With a week remaining before the deadline to find a way to cut the U.S. deficit, the anti-tax and entitlement-protecting camps of Congress’s supercommittee are hardening their positions.
“It’s a critical day,” supercommittee co-chairwoman Senator Patty Murray, a Washington Democrat, said today. “We are not going to accept a plan that gives a tax break to the wealthiest Americans and balances all of this incredible challenge we have on the backs of middle-class Americans.”
Yesterday, Texas Representative Jeb Hensarling, the panel’s Republican co-chairman, said his party wouldn’t go beyond its offer to increase tax revenue by $300 billion to cut the debt.
“We have gone as far as we feel we can go,” Hensarling said in an interview on CNBC’s “Kudlow Report” program. “Any penny of increased static revenue is a step in the wrong direction.”
Murray said today, “I heard some of the comments and I hope that they have not walked away.”
Pressure is mounting for both parties to come together on a plan by the end of the week so the committee can vote by its Nov. 23 deadline. Failure to enact a debt-cutting plan of at least $1.2 trillion this year would force $1.2 trillion in automatic spending cuts beginning in 2013. Democrats are opposing reductions in entitlement programs such as Medicare, as sought by Republicans, unless Republicans agree to large increases in tax revenue.
Democrats on the supercommittee are weighing whether to reduce to about $800 billion their demand for new tax revenue, a Democratic aide said yesterday.
Last week, Democrats proposed a plan that would include $1 trillion in new revenue, $1 trillion in spending cuts and $300 billion from interest savings. A second Democratic aide said the spending cuts in any new proposal also would be smaller, without giving an amount. Both aides weren’t authorized to speak publicly.
Some lawmakers had hailed Republicans’ offer last week for $300 billion in tax increases as a breakthrough demonstrating new support in the party for higher taxes. After Democrats rejected the plan, talks stalled.

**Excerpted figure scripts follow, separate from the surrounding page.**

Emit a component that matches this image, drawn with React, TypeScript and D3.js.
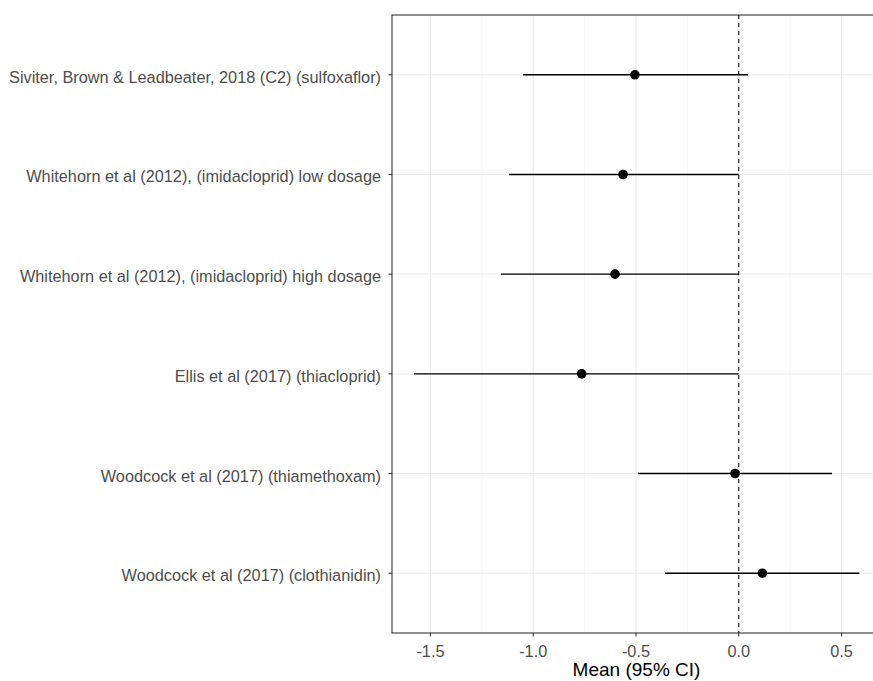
import React from "react";
import * as d3 from "d3";

const studies = [
  "Siviter, Brown & Leadbeater, 2018 (C2) (sulfoxaflor)",
  "Whitehorn et al (2012), (imidacloprid) low dosage",
  "Whitehorn et al (2012), (imidacloprid) high dosage",
  "Ellis et al (2017) (thiacloprid)",
  "Woodcock et al (2017) (thiamethoxam)",
  "Woodcock et al (2017) (clothianidin)",
];
const means = [-0.505, -0.563, -0.602, -0.764, -0.018, 0.115];
const lowers = [-1.05, -1.118, -1.157, -1.58, -0.49, -0.359];
const uppers = [0.045, 0.0, 0.0, 0.0, 0.454, 0.587];
const xTicks = [-1.5, -1.0, -0.5, 0.0, 0.5];
const xMinor = [-1.25, -0.75, -0.25, 0.25];

export default function App() {
  const W = 873, H = 681;
  const left = 392, right = 881, top = 15, bottom = 633;
  const x = d3.scaleLinear().domain([-1.687, 0.692]).range([left, right]);
  const y = d3
    .scalePoint<string>()
    .domain(studies)
    .range([top, bottom])
    .padding(0.6);
  const font = "'Liberation Sans', Arial, sans-serif";
  const fmt = (v: number) => d3.format(".1f")(v).replace("\u2212", "-");
  return (
    <svg
      width={W}
      height={H}
      style={{ position: "absolute", left: 0, top: 0, background: "#fff" }}
      fontFamily={font}
    >
      <rect x={0} y={0} width={W} height={H} fill="#fff" />
      {xMinor.map((v) => (
        <line key={"mn" + v} x1={x(v)} x2={x(v)} y1={top} y2={bottom} stroke="#F2F2F2" strokeWidth={0.6} />
      ))}
      {xTicks.map((v) => (
        <line key={"mj" + v} x1={x(v)} x2={x(v)} y1={top} y2={bottom} stroke="#EBEBEB" strokeWidth={1.1} />
      ))}
      {studies.map((s) => (
        <line key={"hg" + s} x1={left} x2={right} y1={y(s)} y2={y(s)} stroke="#EBEBEB" strokeWidth={1.1} />
      ))}
      <line x1={x(0)} x2={x(0)} y1={top} y2={bottom} stroke="#000" strokeWidth={1} strokeDasharray="4,4" />
      {studies.map((s, i) => (
        <g key={"e" + s}>
          <line x1={x(lowers[i])} x2={x(uppers[i])} y1={y(s)} y2={y(s)} stroke="#000" strokeWidth={1.4} />
          <circle cx={x(means[i])} cy={y(s)} r={4.8} fill="#000" />
        </g>
      ))}
      <rect x={left} y={top} width={right - left} height={bottom - top} fill="none" stroke="#333" strokeWidth={1.1} />
      {studies.map((s) => (
        <g key={"yl" + s}>
          <line x1={left - 3.5} x2={left} y1={y(s)} y2={y(s)} stroke="#333" strokeWidth={1.1} />
          <text x={left - 11} y={(y(s) as number) + 8} textAnchor="end" fontSize={16.3} fill="#4D4D4D">
            {s}
          </text>
        </g>
      ))}
      {xTicks.map((v) => (
        <g key={"xl" + v}>
          <line x1={x(v)} x2={x(v)} y1={bottom} y2={bottom + 3.5} stroke="#333" strokeWidth={1.1} />
          <text x={x(v)} y={657} textAnchor="middle" fontSize={16.3} fill="#4D4D4D">
            {fmt(v)}
          </text>
        </g>
      ))}
      <text x={(left + right) / 2} y={676} textAnchor="middle" fontSize={19} fill="#000">
        Mean (95% CI)
      </text>
    </svg>
  );
}
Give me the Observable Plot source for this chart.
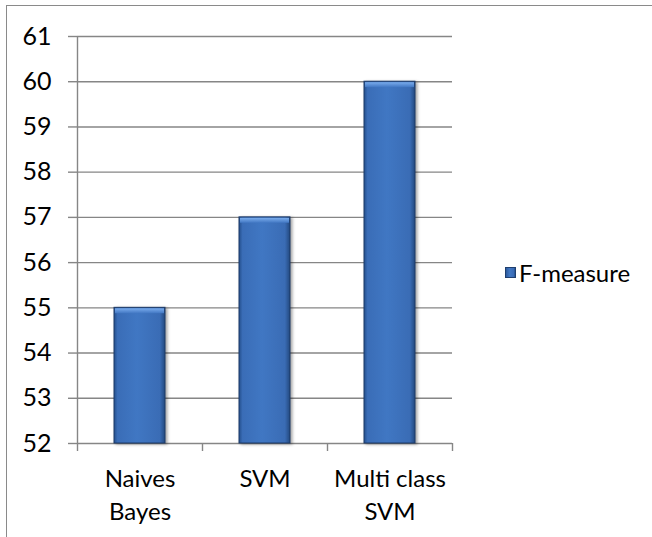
<!DOCTYPE html>
<html>
<head>
<meta charset="utf-8">
<script src="https://cdn.jsdelivr.net/npm/d3@7"></script>
<script src="https://cdn.jsdelivr.net/npm/@observablehq/plot@0.6"></script>
<style>
  html, body { margin: 0; padding: 0; background: #fff; overflow: hidden; }
  #wrap { position: relative; width: 652px; height: 537px; overflow: hidden; font-family: Lato, "Open Sans", sans-serif; }
  #frame { position: absolute; left: 6px; top: 5px; width: 900px; height: 900px; border: 1.6px solid #8a8a8a; box-sizing: border-box; }
  #chart { position: absolute; left: 0; top: 0; }
  #legend { position: absolute; left: 505px; top: 258px; display: flex; align-items: center; font-size: 24px; color: #000; white-space: nowrap; }
  #legend .sw { width: 11px; height: 11px; margin-right: 3px; background: linear-gradient(90deg, #2c5a9c, #4178c4 40%, #3a6cb6 85%, #24508c); border: 1px solid #1f3f6f; box-sizing: border-box; }
  svg g[aria-label="rect"].bars { filter: drop-shadow(2px 1px 1.5px rgba(0,0,0,0.35)); }
</style>
</head>
<body>
<div id="wrap">
  <div id="frame"></div>
  <div id="chart"></div>
  <div id="legend"><span class="sw"></span><span>F-measure</span></div>
</div>
<script>
const categories = ["Naives\nBayes", "SVM", "Multi class\nSVM"];
const fMeasure = [55, 57, 60];
const yTicks = [52, 53, 54, 55, 56, 57, 58, 59, 60, 61];
const xBoundaries = [0, 1, 2, 3];

const gridColor = "#868686";
const idx = categories.map((d, i) => i);

const chart = Plot.plot({
  width: 652,
  height: 537,
  marginLeft: 77,
  marginRight: 200,
  marginTop: 36,
  marginBottom: 94,
  style: { fontFamily: "Lato, 'Open Sans', sans-serif", fontSize: "24px", color: "#000", background: "transparent" },
  x: { domain: [xBoundaries[0], xBoundaries[xBoundaries.length - 1]], axis: null },
  y: { domain: [yTicks[0], yTicks[yTicks.length - 1]], axis: null },
  marks: [
    Plot.ruleY(yTicks, { stroke: gridColor, strokeWidth: 1.4 }),
    Plot.axisY({ ticks: yTicks, tickSize: 9, tickPadding: 17, tickFormat: d => String(d), stroke: gridColor, strokeWidth: 1.4, fill: "#000", fontSize: 25, strokeOpacity: 1 }),
    Plot.ruleX([xBoundaries[0]], { y1: yTicks[0], y2: yTicks[yTicks.length - 1], stroke: gridColor, strokeWidth: 1.4 }),
    Plot.axisX({ ticks: xBoundaries, tickSize: 8, tickFormat: () => "", stroke: gridColor, strokeWidth: 1.4, strokeOpacity: 1 }),
    Plot.rect(idx, {
      x1: i => i, x2: i => i + 1,
      y1: yTicks[0], y2: i => fMeasure[i],
      insetLeft: 37, insetRight: 37,
      fill: "url(#barGrad)", stroke: "#1c3a68", strokeWidth: 1,
      className: "bars"
    }),
    Plot.rect(idx, {
      x1: i => i, x2: i => i + 1,
      y1: i => fMeasure[i] - 0.13, y2: i => fMeasure[i],
      insetLeft: 38, insetRight: 38, insetTop: 1,
      fill: "url(#bevelGrad)"
    }),
    Plot.text(idx, {
      x: i => i + 0.5, y: yTicks[0],
      text: i => categories[i],
      lineAnchor: "top", lineHeight: 1.38, dy: 20,
      fill: "#000", fontSize: 24
    })
  ]
});

// gradient definitions for the bevelled bars
const svg = d3.select(chart);
const defs = svg.insert("defs", ":first-child");
const g1 = defs.append("linearGradient").attr("id", "barGrad").attr("x1", "0").attr("x2", "1").attr("y1", "0").attr("y2", "0");
[["0%", "#244f8c"], ["7%", "#3a6db7"], ["45%", "#4077c3"], ["90%", "#3a6cb5"], ["100%", "#23497f"]]
  .forEach(([o, c]) => g1.append("stop").attr("offset", o).attr("stop-color", c));
const g2 = defs.append("linearGradient").attr("id", "bevelGrad").attr("x1", "0").attr("x2", "0").attr("y1", "0").attr("y2", "1");
[["0%", "#7aacec"], ["100%", "#4278c4"]]
  .forEach(([o, c]) => g2.append("stop").attr("offset", o).attr("stop-color", c));

document.getElementById("chart").appendChild(chart);
</script>
</body>
</html>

The question is whether Republicans have “said ‘take it or leave it’ and don’t want to negotiate,” said Democratic Representative Chris Van Hollen of Maryland today before meeting with fellow party members on the supercommittee.
Asked yesterday whether he believed a deal was coming together, Arizona Senator Jon Kyl, a Republican on the panel, said, “I’m not sure.”
When there’s still time to talk, an agreement is possible, New Hampshire Republican Senator Kelly Ayotte said. “As you know in Washington, it’s always darkest before a deal,” Ayotte told the U.S. Chamber of Commerce in Washington today. “What you see right now with the back and forth, there is still time to work this out.”
A bipartisan group of senators and House lawmakers today reiterated their call for the panel to “go big” with a deal of as much as $4 trillion. Earlier, 45 senators signed a letter calling for a larger plan, while a separate House letter got 102 signatures.
“The seriousness of the debt challenge can only be met with an equally serious and bipartisan determination to do what needs to be done,” House Minority Whip Steny Hoyer, a Maryland Democrat, said at a news conference. Dozens of lawmakers joined him, including Senator Lamar Alexander of Tennessee, the chamber’s No. 3 Republican leader, and Senator Richard Durbin of Illinois, the No. 2 Democratic leader.
‘More on the Table’
Alexander suggested he was willing to accept more tax revenue than Hensarling offered. Noting that Republicans have offered more revenue and Democrats have offered to reduce entitlements, he said, “Both need to put more on the table and get a result and we’re here to support them.”
Yesterday, House Speaker John Boehner of Ohio said fellow Republicans’ proposal, including $300 billion in new tax revenue through a tax-code overhaul, was a “fair offer.” He also said that if the supercommittee reached an agreement he believed the House could pass it.
Overhauling the tax code would be a “step in the right direction,” Boehner said.
Senator Pat Toomey, a Pennsylvania Republican on the supercommittee, outlined his party’s plan last week and said Nov. 13 on “Fox News Sunday” that he was open to compromise. His proposal would reduce the top income tax rate from the current 35 percent to 28 percent for the highest earners, and increase the Medicare eligibility age to 67 from 65.
Senator John Kerry, a Massachusetts Democrat on the committee, said in response to Hensarling’s comment: “When people go public and say what they’re willing or not willing to do it isn’t as helpful as sitting at a table and trying to work through these things. My hope is we have time.”